_Material provided_.
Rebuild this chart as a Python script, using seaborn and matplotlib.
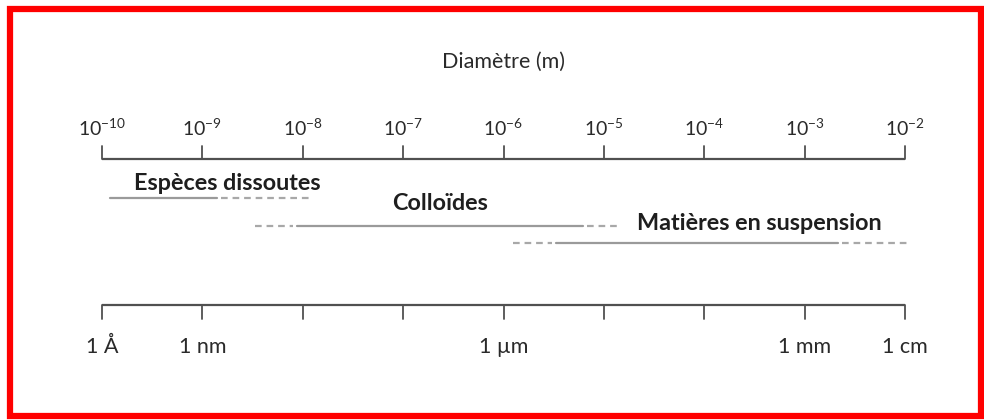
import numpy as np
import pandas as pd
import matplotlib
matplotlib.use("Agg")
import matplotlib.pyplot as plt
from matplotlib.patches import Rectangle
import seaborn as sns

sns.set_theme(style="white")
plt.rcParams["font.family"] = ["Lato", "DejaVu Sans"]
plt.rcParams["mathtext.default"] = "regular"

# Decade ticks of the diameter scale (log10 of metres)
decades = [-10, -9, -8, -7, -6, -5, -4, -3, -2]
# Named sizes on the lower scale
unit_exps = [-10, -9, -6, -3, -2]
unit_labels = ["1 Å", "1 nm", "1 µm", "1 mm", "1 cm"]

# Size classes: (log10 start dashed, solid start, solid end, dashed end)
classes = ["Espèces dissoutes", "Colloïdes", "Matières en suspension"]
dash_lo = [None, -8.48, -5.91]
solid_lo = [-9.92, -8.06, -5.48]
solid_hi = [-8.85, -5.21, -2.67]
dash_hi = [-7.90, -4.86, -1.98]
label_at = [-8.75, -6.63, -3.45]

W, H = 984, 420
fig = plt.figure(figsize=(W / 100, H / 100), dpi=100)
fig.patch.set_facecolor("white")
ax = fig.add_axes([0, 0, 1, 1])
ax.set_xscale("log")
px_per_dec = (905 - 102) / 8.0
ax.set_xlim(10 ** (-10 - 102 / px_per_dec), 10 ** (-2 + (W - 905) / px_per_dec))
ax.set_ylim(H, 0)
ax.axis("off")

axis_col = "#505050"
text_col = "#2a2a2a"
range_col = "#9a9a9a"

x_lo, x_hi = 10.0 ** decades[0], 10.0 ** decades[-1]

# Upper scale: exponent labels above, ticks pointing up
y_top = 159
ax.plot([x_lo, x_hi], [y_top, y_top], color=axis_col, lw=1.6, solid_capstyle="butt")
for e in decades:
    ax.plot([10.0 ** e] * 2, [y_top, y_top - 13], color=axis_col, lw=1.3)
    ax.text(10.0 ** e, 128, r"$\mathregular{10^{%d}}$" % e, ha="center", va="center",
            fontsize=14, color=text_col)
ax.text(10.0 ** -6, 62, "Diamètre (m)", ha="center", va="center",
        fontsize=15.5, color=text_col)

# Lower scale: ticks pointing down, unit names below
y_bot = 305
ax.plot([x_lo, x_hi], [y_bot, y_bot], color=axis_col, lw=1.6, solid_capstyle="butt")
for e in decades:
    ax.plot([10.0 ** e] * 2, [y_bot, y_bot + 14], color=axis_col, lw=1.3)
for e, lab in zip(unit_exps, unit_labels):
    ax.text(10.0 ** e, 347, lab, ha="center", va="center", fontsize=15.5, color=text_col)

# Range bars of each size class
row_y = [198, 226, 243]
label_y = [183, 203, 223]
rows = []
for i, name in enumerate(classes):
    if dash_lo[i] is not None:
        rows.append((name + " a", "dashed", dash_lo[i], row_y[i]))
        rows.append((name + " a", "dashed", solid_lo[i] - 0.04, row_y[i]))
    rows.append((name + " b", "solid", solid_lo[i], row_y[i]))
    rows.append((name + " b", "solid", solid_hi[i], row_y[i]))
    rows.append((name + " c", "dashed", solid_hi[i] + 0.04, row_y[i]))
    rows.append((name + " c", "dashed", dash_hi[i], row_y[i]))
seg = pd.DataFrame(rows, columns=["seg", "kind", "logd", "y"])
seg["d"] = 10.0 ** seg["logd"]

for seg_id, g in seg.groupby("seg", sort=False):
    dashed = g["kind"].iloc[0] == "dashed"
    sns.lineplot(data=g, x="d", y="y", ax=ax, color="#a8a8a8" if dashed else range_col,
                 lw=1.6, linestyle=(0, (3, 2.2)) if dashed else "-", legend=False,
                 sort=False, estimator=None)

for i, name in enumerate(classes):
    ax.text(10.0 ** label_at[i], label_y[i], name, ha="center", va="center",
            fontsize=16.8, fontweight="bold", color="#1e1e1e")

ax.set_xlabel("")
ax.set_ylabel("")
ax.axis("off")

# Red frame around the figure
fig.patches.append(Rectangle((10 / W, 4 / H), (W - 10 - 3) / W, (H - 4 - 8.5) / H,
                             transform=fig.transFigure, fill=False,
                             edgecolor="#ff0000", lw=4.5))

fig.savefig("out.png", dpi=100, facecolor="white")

_Aim of the exercise_. Return the material exactly as given, apart from the pictures.

_Problem solution_.
Rebuild this chart as a Python script, using seaborn and matplotlib.
import numpy as np
import pandas as pd
import matplotlib
matplotlib.use("Agg")
import matplotlib.pyplot as plt
from matplotlib.patches import Rectangle
import seaborn as sns

sns.set_theme(style="white")
plt.rcParams["font.family"] = ["Lato", "DejaVu Sans"]
plt.rcParams["mathtext.default"] = "regular"

# Decade ticks of the diameter scale (log10 of metres)
decades = [-10, -9, -8, -7, -6, -5, -4, -3, -2]
# Named sizes on the lower scale
unit_exps = [-10, -9, -6, -3, -2]
unit_labels = ["1 Å", "1 nm", "1 µm", "1 mm", "1 cm"]

# Size classes: (log10 start dashed, solid start, solid end, dashed end)
classes = ["Espèces dissoutes", "Colloïdes", "Matières en suspension"]
dash_lo = [None, -8.48, -5.91]
solid_lo = [-9.92, -8.06, -5.48]
solid_hi = [-8.85, -5.21, -2.67]
dash_hi = [-7.90, -4.86, -1.98]
label_at = [-8.75, -6.63, -3.45]

W, H = 984, 420
fig = plt.figure(figsize=(W / 100, H / 100), dpi=100)
fig.patch.set_facecolor("white")
ax = fig.add_axes([0, 0, 1, 1])
ax.set_xscale("log")
px_per_dec = (905 - 102) / 8.0
ax.set_xlim(10 ** (-10 - 102 / px_per_dec), 10 ** (-2 + (W - 905) / px_per_dec))
ax.set_ylim(H, 0)
ax.axis("off")

axis_col = "#505050"
text_col = "#2a2a2a"
range_col = "#9a9a9a"

x_lo, x_hi = 10.0 ** decades[0], 10.0 ** decades[-1]

# Upper scale: exponent labels above, ticks pointing up
y_top = 159
ax.plot([x_lo, x_hi], [y_top, y_top], color=axis_col, lw=1.6, solid_capstyle="butt")
for e in decades:
    ax.plot([10.0 ** e] * 2, [y_top, y_top - 13], color=axis_col, lw=1.3)
    ax.text(10.0 ** e, 128, r"$\mathregular{10^{%d}}$" % e, ha="center", va="center",
            fontsize=14, color=text_col)
ax.text(10.0 ** -6, 62, "Diamètre (m)", ha="center", va="center",
        fontsize=15.5, color=text_col)

# Lower scale: ticks pointing down, unit names below
y_bot = 305
ax.plot([x_lo, x_hi], [y_bot, y_bot], color=axis_col, lw=1.6, solid_capstyle="butt")
for e in decades:
    ax.plot([10.0 ** e] * 2, [y_bot, y_bot + 14], color=axis_col, lw=1.3)
for e, lab in zip(unit_exps, unit_labels):
    ax.text(10.0 ** e, 347, lab, ha="center", va="center", fontsize=15.5, color=text_col)

# Range bars of each size class
row_y = [198, 226, 243]
label_y = [183, 203, 223]
rows = []
for i, name in enumerate(classes):
    if dash_lo[i] is not None:
        rows.append((name + " a", "dashed", dash_lo[i], row_y[i]))
        rows.append((name + " a", "dashed", solid_lo[i] - 0.04, row_y[i]))
    rows.append((name + " b", "solid", solid_lo[i], row_y[i]))
    rows.append((name + " b", "solid", solid_hi[i], row_y[i]))
    rows.append((name + " c", "dashed", solid_hi[i] + 0.04, row_y[i]))
    rows.append((name + " c", "dashed", dash_hi[i], row_y[i]))
seg = pd.DataFrame(rows, columns=["seg", "kind", "logd", "y"])
seg["d"] = 10.0 ** seg["logd"]

for seg_id, g in seg.groupby("seg", sort=False):
    dashed = g["kind"].iloc[0] == "dashed"
    sns.lineplot(data=g, x="d", y="y", ax=ax, color="#a8a8a8" if dashed else range_col,
                 lw=1.6, linestyle=(0, (3, 2.2)) if dashed else "-", legend=False,
                 sort=False, estimator=None)

for i, name in enumerate(classes):
    ax.text(10.0 ** label_at[i], label_y[i], name, ha="center", va="center",
            fontsize=16.8, fontweight="bold", color="#1e1e1e")

ax.set_xlabel("")
ax.set_ylabel("")
ax.axis("off")

# Red frame around the figure
fig.patches.append(Rectangle((10 / W, 4 / H), (W - 10 - 3) / W, (H - 4 - 8.5) / H,
                             transform=fig.transFigure, fill=False,
                             edgecolor="#ff0000", lw=4.5))

fig.savefig("out.png", dpi=100, facecolor="white")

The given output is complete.